Legislative Timeline and Stakeholder Deadlines

The consultation period closes on 30 June 2026, with the HKMC required to publish a summary of submissions by 30 September 2026. The FSTB will then draft amendments to the Hong Kong Mortgage Corporation Ordinance (Cap. 1154), targeting a first reading in the Legislative Council by Q1 2027. The HKRSA has already submitted a draft amendment to Section 37 of the MPF Ordinance, proposing that annuity premiums up to HKD 600,000 be tax-deductible, mirroring the existing tax concession for MPF voluntary contributions.

Cross-Border Coordination with Mainland Regulators

The HKMC’s cross-border ambitions require approval from the National Financial Regulatory Administration (NFRA) in Beijing. The HKMA has initiated bilateral discussions through the Hong Kong-Guangdong Financial Cooperation Working Group, which meets quarterly. The NFRA has indicated that annuity products distributed through the WMC must comply with mainland China’s Insurance Law, which caps surrender charges at 5% of premiums—a constraint the HKMC’s current product does not meet. The HKMC is exploring a separate product variant for mainland residents, with a lower premium threshold of HKD 100,000 and a 10-year lock-in period.

Actionable Takeaways for Retirees and Advisors

  1. File a written submission to the HKMC consultation before 30 June 2026—individual policyholders and their advisors can directly influence product features by citing specific needs for inflation protection and cross-border portability, using the HKMC’s online portal at www.hkmc.com.hk/annuity-consultation.

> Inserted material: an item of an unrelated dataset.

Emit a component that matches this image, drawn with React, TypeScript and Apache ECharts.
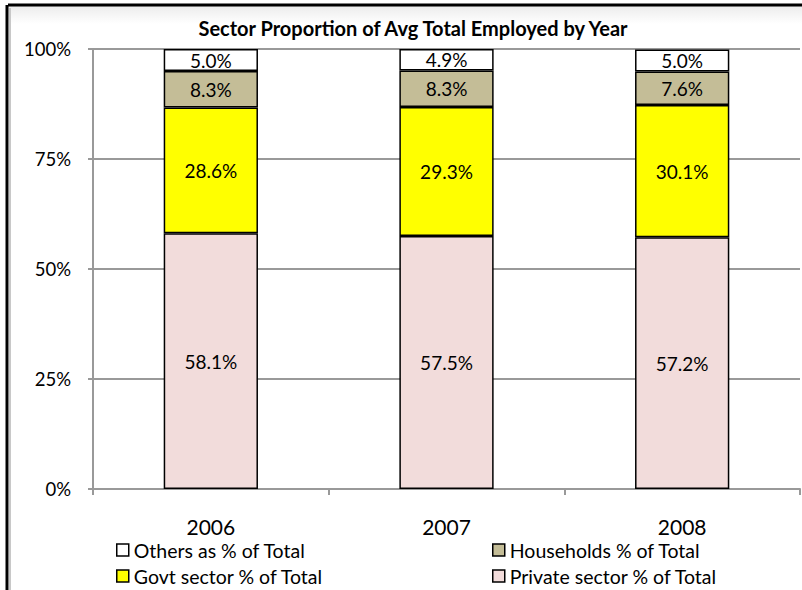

  2. Model the trade-off between higher initial payouts and COLA—for a 65-year-old male with HKD 1 million, accepting an 18% lower initial payout for a 2% annual COLA preserves purchasing power over 20 years, but only if the policyholder lives beyond age 80; advisors should run scenario analyses using the HKMC’s actuarial tables.

  3. Monitor the Legislative Council’s first reading of the HKMC Ordinance amendments in Q1 2027—any changes to the product’s tax treatment or MPF integration will have direct implications for retirement cash flow planning, particularly for clients with MPF accumulations exceeding HKD 2 million.

  4. Evaluate the deferred annuity option if aged 55-60—locking in a 25-35% higher payout by deferring to age 70 is actuarially favourable for clients with other income sources (e.g., rental income, MPF lump sums) that can bridge the gap years, provided they pass the HKMC’s health underwriting requirements.

  5. Prepare for digital onboarding—the HKMC’s iAM Smart+ integration will reduce application time to 3 days, but clients must have a Hong Kong permanent resident identity card and a local bank account; mainland residents should consult the HKMC’s cross-border pilot programme, which is expected to launch in Q4 2026.